L’opposition, prévient-il, met « en jeu la vie de millions » de personnes avec sa stratégie.

« Que ce soit via la négociation ou la guerre (…), il y aura une répartition du gâteau. Les Etats-Unis, la Russie et la Chine cherchent à avoir leur part », a souligné l’ancien ministre de 72 ans.

Gustavo Marquez regrette que le Venezuela s’en soit, durant toutes ces années, remis à la seule rente pétrolière (96% des revenus du pays), qui fait qu’il soit « moins cher d’importer que de produire ». Il déplore aussi l’excès de contrôles qui ont dynamité l’économie.

« On a repris le modèle étatiste cubain raté », juge-t-il.

– Maduro « dos au mur » –

Luisa Ortega a payé cher sa rupture avec le camp Maduro. Elle a été démise de ses fonctions de procureure générale après avoir dénoncé une rupture démocratique et la répression des manifestions de 2017 qui ont fait 125 morts. Elle a dû fuir en Colombie.

Elle qualifie Guaido de « courageux ». « Je parie sur Juan Guaido (…), son succès est celui de tous les Vénézuéliens.

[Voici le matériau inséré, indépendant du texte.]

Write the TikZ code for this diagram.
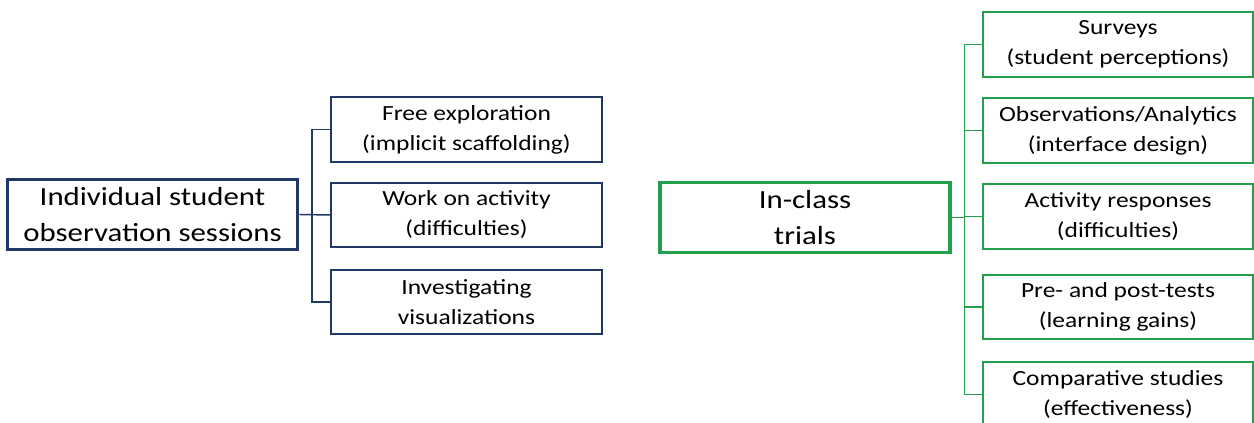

Nous avons mis Maduro dos au mur », se réjouit-elle.

« Je ne regrette pas (d’avoir soutenu Chavez), mais j’ai demandé pardon pour les erreurs que j’ai commises (…), surtout de ne pas avoir dit certaines choses au moment opportun », confie-t-elle.

Ortega, 61 ans, assure que le projet original de Chavez était « humaniste » mais il a été emporté par la corruption avant que Maduro « n’accélère » sa « destruction ».

L’héritage du chavisme est donc fait de « misère, répression, exil, tragédie », dénonce-t-elle.

– « La révolution a échoué » –

« Nous les Vénézuéliens, sommes à bord » de deux trains lancés à grande vitesse sur le point de rentrer en collision, met en garde Hector Navarro, qui a occupé quatre portefeuilles sous Chavez.

S’il considère que le gouvernement de Maduro est à l’agonie, « la question est de savoir si (c’est une) phase terminale, au point de remettre le pays aux mains » d’intérêts étrangers ou si « la politique (triomphe) et c’est le peuple qui finit par décider ».

A 69 ans, il estime que « cette révolution a échoué », emportant avec lui la gauche latinoaméricaine.

– « Elite » corrompue –

« On se débat entre une sortie négociée et la guerre », assure l’ancienne ministre de l’Economie, Oly Millan.

Cette professeur d’université de 52 ans est en faveur d’un référendum pour ou contre de nouvelles élections.

Selon elle, le naufrage du projet de Chavez est dû à une vision du socialisme où l’Etat contrôle tout, une « opposition extrémiste » qui n’a jamais reconnu le « comandante » et la radicalisation (du pouvoir) après le coup d’Etat de 2002.

Elle pense que le boom pétrolier (2004-2014) et « le manque d’autocritique » ont favorisé l’apparition d’une « élite au pouvoir qui entoure Maduro et fait partie de ce système de corruption ».